— START —

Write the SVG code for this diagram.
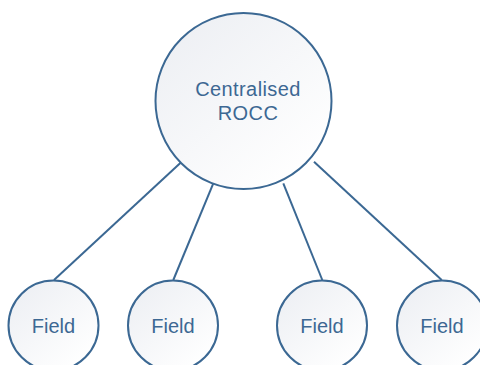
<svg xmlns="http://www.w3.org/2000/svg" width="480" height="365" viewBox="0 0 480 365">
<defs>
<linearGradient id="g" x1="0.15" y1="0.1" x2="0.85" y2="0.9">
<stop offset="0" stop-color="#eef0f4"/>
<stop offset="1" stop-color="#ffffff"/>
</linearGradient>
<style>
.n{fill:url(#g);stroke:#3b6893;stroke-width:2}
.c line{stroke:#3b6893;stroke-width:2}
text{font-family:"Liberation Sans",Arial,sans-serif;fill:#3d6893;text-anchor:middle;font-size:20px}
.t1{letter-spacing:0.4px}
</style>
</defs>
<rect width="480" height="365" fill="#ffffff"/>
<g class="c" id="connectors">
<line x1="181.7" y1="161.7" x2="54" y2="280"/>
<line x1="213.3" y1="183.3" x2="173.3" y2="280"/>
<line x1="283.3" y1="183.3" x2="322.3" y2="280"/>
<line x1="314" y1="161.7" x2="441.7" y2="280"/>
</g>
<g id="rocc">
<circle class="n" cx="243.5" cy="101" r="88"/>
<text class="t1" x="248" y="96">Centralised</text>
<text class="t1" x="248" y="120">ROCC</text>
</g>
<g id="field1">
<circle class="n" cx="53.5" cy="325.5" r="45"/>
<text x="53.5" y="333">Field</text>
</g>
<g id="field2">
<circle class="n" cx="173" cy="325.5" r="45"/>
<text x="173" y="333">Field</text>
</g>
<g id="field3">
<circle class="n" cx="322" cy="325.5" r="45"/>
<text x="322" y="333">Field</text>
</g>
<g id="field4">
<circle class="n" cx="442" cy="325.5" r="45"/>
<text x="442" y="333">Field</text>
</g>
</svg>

— END —
— START —

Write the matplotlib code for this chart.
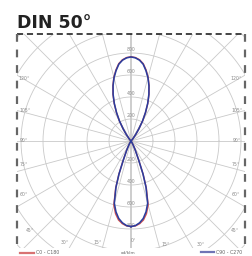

— END —

**Goal:** State how many lines above contain the string "this", with no other words.

**Result of the task:** 2